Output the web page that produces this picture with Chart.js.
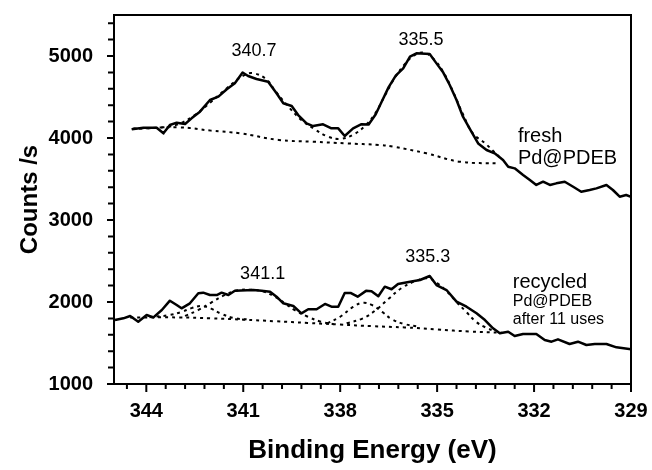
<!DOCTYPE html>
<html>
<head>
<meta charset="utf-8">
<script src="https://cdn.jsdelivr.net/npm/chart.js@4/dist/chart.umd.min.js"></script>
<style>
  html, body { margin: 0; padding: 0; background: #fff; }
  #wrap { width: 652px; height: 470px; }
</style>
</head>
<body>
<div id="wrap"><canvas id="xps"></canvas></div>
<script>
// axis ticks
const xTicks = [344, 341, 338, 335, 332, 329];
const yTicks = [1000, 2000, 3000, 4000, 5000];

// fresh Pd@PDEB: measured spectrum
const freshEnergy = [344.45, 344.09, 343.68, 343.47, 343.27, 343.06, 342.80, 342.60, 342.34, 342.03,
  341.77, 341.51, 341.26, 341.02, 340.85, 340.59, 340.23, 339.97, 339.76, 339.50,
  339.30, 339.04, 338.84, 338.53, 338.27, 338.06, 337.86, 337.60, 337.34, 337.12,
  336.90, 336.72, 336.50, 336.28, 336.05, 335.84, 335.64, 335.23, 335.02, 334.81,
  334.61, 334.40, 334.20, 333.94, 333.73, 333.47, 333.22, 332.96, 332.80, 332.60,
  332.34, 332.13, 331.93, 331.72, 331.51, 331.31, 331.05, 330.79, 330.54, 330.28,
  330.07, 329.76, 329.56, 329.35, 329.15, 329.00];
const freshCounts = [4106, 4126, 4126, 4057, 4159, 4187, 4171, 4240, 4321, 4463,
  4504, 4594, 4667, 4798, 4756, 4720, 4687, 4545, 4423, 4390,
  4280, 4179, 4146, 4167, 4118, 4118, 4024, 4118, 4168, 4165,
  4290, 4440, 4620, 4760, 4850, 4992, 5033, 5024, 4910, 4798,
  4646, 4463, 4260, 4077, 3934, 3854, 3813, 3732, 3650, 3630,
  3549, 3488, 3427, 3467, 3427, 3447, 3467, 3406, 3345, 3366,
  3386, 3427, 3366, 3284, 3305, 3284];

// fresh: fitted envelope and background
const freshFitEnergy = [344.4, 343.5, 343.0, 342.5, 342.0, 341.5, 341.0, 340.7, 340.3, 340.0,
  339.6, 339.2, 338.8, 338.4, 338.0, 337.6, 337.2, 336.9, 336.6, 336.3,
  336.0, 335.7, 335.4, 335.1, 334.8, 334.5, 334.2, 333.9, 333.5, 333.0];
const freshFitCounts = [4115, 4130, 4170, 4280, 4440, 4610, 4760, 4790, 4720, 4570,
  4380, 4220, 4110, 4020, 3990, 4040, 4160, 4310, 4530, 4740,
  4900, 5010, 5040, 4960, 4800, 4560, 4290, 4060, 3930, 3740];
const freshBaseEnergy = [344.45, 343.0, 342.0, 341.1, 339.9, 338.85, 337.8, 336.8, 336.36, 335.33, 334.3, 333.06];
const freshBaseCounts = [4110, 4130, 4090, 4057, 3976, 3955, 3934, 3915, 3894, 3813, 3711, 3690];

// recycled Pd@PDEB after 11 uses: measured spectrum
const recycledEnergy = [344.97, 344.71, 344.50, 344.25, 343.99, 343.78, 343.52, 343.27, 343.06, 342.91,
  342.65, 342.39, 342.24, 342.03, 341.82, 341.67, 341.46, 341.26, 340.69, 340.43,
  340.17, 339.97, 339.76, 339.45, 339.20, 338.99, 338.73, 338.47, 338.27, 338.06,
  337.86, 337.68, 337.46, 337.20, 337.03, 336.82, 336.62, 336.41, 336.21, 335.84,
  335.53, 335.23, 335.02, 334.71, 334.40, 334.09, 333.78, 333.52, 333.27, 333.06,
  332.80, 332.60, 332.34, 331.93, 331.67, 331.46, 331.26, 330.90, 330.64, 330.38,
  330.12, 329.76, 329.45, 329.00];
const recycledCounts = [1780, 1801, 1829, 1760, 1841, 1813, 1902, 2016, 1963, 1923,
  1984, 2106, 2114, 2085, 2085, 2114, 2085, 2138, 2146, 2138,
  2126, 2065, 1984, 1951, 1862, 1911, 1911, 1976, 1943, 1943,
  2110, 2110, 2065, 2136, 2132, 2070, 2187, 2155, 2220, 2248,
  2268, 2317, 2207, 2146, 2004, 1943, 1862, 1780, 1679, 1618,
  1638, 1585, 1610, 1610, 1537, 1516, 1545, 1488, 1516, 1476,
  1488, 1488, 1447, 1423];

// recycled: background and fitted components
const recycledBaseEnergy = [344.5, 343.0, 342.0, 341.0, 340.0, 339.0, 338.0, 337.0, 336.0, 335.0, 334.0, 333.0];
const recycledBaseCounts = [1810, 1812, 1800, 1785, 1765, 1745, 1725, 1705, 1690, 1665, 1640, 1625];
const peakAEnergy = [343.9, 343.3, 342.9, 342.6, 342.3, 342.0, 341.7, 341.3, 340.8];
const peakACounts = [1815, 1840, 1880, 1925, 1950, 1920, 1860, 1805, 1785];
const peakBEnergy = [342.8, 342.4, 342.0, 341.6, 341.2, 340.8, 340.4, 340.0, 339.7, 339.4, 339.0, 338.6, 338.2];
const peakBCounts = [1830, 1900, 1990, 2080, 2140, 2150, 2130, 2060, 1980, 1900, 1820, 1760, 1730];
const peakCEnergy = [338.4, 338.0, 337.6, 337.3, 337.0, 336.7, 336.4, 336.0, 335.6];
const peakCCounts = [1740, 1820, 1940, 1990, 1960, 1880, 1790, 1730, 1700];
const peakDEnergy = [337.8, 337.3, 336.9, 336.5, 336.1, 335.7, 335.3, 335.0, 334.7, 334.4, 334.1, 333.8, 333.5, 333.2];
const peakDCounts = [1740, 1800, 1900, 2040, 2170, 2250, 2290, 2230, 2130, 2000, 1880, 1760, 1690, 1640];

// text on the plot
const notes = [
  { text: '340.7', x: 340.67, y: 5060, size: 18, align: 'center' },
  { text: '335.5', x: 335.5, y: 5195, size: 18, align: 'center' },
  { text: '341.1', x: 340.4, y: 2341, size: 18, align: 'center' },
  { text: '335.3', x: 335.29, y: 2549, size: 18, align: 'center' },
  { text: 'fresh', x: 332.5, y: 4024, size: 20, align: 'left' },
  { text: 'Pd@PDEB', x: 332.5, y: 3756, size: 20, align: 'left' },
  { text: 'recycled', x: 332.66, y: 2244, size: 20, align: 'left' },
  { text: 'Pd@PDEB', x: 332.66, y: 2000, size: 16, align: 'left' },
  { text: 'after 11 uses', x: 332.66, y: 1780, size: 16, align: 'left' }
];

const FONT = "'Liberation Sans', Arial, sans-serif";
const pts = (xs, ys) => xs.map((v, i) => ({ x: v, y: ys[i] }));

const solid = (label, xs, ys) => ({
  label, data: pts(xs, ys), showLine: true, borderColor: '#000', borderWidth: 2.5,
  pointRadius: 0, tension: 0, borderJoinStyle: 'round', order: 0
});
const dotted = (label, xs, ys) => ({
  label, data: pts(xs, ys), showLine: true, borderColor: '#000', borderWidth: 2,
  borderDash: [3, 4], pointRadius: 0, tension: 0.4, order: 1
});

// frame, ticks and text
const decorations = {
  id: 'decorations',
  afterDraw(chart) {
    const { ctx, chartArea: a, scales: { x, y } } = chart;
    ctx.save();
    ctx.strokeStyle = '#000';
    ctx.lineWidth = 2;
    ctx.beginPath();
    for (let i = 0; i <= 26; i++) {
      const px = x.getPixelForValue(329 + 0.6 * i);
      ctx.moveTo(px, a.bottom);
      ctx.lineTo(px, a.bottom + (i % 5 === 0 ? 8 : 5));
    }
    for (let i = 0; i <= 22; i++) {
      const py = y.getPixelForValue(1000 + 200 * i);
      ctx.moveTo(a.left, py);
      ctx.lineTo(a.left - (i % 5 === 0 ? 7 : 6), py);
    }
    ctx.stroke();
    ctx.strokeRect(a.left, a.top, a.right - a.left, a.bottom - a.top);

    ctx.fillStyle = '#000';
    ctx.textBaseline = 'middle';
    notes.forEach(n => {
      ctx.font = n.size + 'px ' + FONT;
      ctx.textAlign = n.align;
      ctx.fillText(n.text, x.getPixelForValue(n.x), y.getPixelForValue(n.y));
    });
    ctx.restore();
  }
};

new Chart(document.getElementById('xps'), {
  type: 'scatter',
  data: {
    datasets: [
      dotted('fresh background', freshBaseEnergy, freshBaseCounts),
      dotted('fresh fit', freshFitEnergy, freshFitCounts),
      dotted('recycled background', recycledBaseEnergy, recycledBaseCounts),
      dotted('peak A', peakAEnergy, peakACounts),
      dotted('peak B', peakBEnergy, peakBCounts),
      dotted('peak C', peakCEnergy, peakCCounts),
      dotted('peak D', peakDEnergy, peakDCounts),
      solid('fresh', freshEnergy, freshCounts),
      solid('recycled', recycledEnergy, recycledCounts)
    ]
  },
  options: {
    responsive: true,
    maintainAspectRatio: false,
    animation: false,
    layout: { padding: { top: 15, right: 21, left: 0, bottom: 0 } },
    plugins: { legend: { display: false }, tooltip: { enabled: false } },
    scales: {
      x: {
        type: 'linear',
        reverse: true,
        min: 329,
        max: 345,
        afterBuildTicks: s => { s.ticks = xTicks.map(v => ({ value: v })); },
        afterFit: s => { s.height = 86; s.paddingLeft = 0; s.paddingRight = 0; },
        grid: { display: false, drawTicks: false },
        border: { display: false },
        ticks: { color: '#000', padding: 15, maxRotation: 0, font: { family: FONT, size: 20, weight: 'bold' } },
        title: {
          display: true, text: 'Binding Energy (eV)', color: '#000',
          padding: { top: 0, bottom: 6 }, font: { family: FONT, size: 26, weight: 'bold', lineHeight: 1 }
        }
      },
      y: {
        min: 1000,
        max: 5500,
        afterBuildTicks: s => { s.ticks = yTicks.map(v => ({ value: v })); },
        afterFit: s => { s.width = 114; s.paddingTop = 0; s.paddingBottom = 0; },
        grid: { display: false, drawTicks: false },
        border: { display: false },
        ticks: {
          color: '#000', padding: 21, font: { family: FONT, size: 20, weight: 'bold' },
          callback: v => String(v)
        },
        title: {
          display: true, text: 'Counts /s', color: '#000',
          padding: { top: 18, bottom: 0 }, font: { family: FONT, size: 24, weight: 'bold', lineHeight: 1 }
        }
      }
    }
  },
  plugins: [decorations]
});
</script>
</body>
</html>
━━━━━━━━━━━━━━━━━━━━
### REQUIRED TASK:
Leave out any pictures, please, and quote only the lines from the top of the data through the line that contains "const yTicks = [1000, 2000, 3000, 4000, 5000];".

### EXERCISE RESULT:
Output the web page that produces this picture with Chart.js.
<!DOCTYPE html>
<html>
<head>
<meta charset="utf-8">
<script src="https://cdn.jsdelivr.net/npm/chart.js@4/dist/chart.umd.min.js"></script>
<style>
  html, body { margin: 0; padding: 0; background: #fff; }
  #wrap { width: 652px; height: 470px; }
</style>
</head>
<body>
<div id="wrap"><canvas id="xps"></canvas></div>
<script>
// axis ticks
const xTicks = [344, 341, 338, 335, 332, 329];
const yTicks = [1000, 2000, 3000, 4000, 5000];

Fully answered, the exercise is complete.